The Tigers, the Season 69 champions, ended the double round-robin eliminations in joint fourth place with the FEU Tamaraws with eight wins and six losses. They then won over FEU in the playoff for the fourth and final semifinal slot. UST held the Tamaraws to a season-low of 6 points in the second quarter. They were eliminated by the Ateneo Blue Eagles in a knockout game of the first round of the stepladder Semifinals for the right to face the second-seeded De La Salle Green Archers in the second round.

UST suffered back-to-back losses at the start of the season but recovered by winning four of their next five games to finish the first round at third place with a 4–3 record.

Two of their games went into overtime and were both against La Salle who had rejoined the league after serving a one-year suspension in Season 69 for fielding ineligible players in the past three years.. The first was an 86–90 first round loss and the other was an 81–73 win. They have defeated the Green Archers for the first time since the 1999 Finals where the Tigers lost in a three-game series with Game Three also going into overtime.

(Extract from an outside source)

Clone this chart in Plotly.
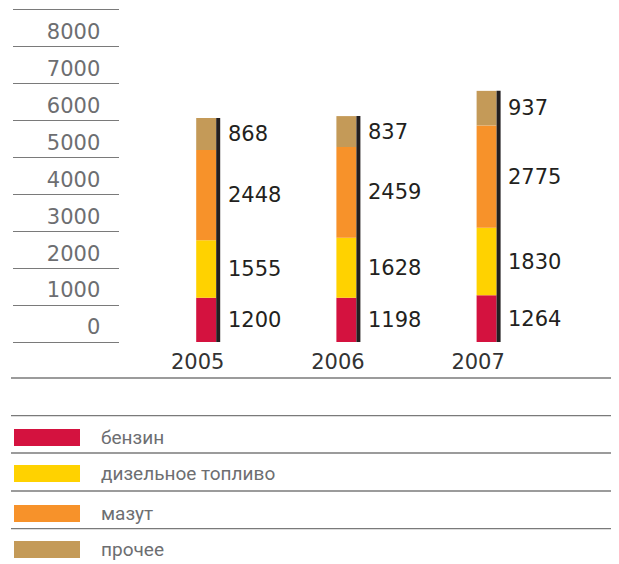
import numpy as np
import plotly.graph_objects as go

# ---- data ----
years = ["2005", "2006", "2007"]
series_names = ["бензин", "дизельное топливо", "мазут", "прочее"]
benzin = [1200, 1198, 1264]
diesel = [1555, 1628, 1830]
mazut = [2448, 2459, 2775]
other = [868, 837, 937]
axis_ticks = [0, 1000, 2000, 3000, 4000, 5000, 6000, 7000, 8000, 9000]
axis_ticktext = ["0", "1000", "2000", "3000", "4000", "5000", "6000", "7000", "8000", ""]

# ---- style ----
colors = ["#D4123F", "#FFD200", "#F7922A", "#C49A58"]
OFF = 8                      # page body margin
W, H = 619 - OFF, 564 - OFF
PX_PER_K = 36.9              # pixels per 1000 units
ZERO_PX = 342.0 - OFF        # pixel row of value 0
BELOW = 5.0                  # extra pixels of axis range below zero
CAT_PX0, CAT_STEP = 197.7 - OFF, 140.2
px_unit = 1.0 / CAT_STEP

values = [benzin, diesel, mazut, other]
arr = np.array(values, dtype=float)
bases = np.vstack([np.zeros(arr.shape[1]), np.cumsum(arr, axis=0)[:-1]])
totals = arr.sum(axis=0)

k = 1000 / PX_PER_K          # data units per pixel
ymax = ZERO_PX * k
ymin = -BELOW * k
ydom = [(H - ZERO_PX - BELOW) / H, 1.0]
xspan = W / CAT_STEP
xmin = -CAT_PX0 / CAT_STEP

def py(p):
    return 1 - (p - OFF) / H

def px(p):
    return (p - OFF) / W

fig = go.Figure()

# invisible trace to instantiate the tick-grid subplot
fig.add_trace(go.Scatter(x=[0], y=[0], xaxis="x", yaxis="y", mode="markers",
                         marker=dict(opacity=0), hoverinfo="skip", showlegend=False))

xidx = list(range(len(years)))
for name, vals, b, c in zip(series_names, values, bases, colors):
    fig.add_trace(go.Bar(
        x=xidx, y=vals, base=b, name=name, marker=dict(color=c, line=dict(width=0)),
        offset=-1.5 * px_unit, width=20 * px_unit, xaxis="x2", yaxis="y2",
        showlegend=False, hoverinfo="y+name"))

fig.add_trace(go.Bar(
    x=xidx, y=totals, marker=dict(color="#231F20", line=dict(width=0)),
    offset=18.5 * px_unit, width=4 * px_unit, xaxis="x2", yaxis="y2",
    showlegend=False, hoverinfo="skip"))

# value labels
for vals, b in zip(values, bases):
    for i, (v, bb) in enumerate(zip(vals, b)):
        fig.add_annotation(x=i, y=bb + v / 2, xref="x2", yref="y2", text=str(v),
                           showarrow=False, xanchor="left", yanchor="middle", xshift=28,
                           font=dict(family="DejaVu Sans", size=21, color="#231F20"))

# separator lines (legend area)
for yy in [378, 415.7, 453, 491, 528.7]:
    fig.add_shape(type="line", xref="paper", yref="paper", x0=px(11), x1=1.0,
                  y0=py(yy), y1=py(yy), line=dict(color="#7a7a7a", width=1.3))

# legend
sw_top = [429, 465, 505, 541]
for name, c, t in zip(series_names, colors, sw_top):
    fig.add_shape(type="rect", xref="paper", yref="paper", x0=px(14), x1=px(80),
                  y0=py(t + 17), y1=py(t), fillcolor=c, line=dict(width=0))
    fig.add_annotation(x=px(99), y=py(t + 8.5), xref="paper", yref="paper",
                       text=name, showarrow=False, xanchor="left", yanchor="middle",
                       font=dict(family="Roboto", size=19, color="#6d6e71"))

fig.update_layout(
    width=W, height=H, margin=dict(l=0, r=0, t=0, b=0),
    paper_bgcolor="white", plot_bgcolor="rgba(0,0,0,0)",
    barmode="overlay", showlegend=False,
    xaxis=dict(domain=[px(13.3), px(119.3)], anchor="y", range=[0, 1], visible=False,
               showgrid=False, zeroline=False),
    yaxis=dict(domain=ydom, anchor="x", range=[ymin, ymax], side="right",
               tickvals=axis_ticks, ticktext=axis_ticktext,
               ticklabelposition="inside", ticklabelstandoff=16, ticklabelshift=-15,
               ticks="", showgrid=True, gridcolor="#7a7a7a", gridwidth=1.3,
               zeroline=False, showline=False,
               tickfont=dict(family="DejaVu Sans", size=21, color="#6d6e71")),
    xaxis2=dict(domain=[0, 1], anchor="y2", range=[xmin, xmin + xspan],
                tickvals=xidx, ticktext=years, ticks="", showgrid=False,
                zeroline=False, showline=False, ticklabelstandoff=0,
                tickfont=dict(family="DejaVu Sans", size=21, color="#333333")),
    yaxis2=dict(domain=ydom, anchor="x2", matches="y", visible=False,
                showgrid=False, zeroline=False),
)

fig.write_html("out.html")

Jervy Cruz was named Most Valuable Player of the season. He topped the statistical points tally with 75.9 at the end of the second round of eliminations on top of 11 double-doubles that included two playoff games. The last UST player to win the MVP was Chris Cantonjos in 1995. Cruz was third in the league in scoring with an average of 16.7 points per game behind the 21.3 average of Adamson's Patrick Cabahug and the 17.6 points per game of NU Bulldogs' Edwin Asoro. He led the league in rebounds with a 15.4 per game average.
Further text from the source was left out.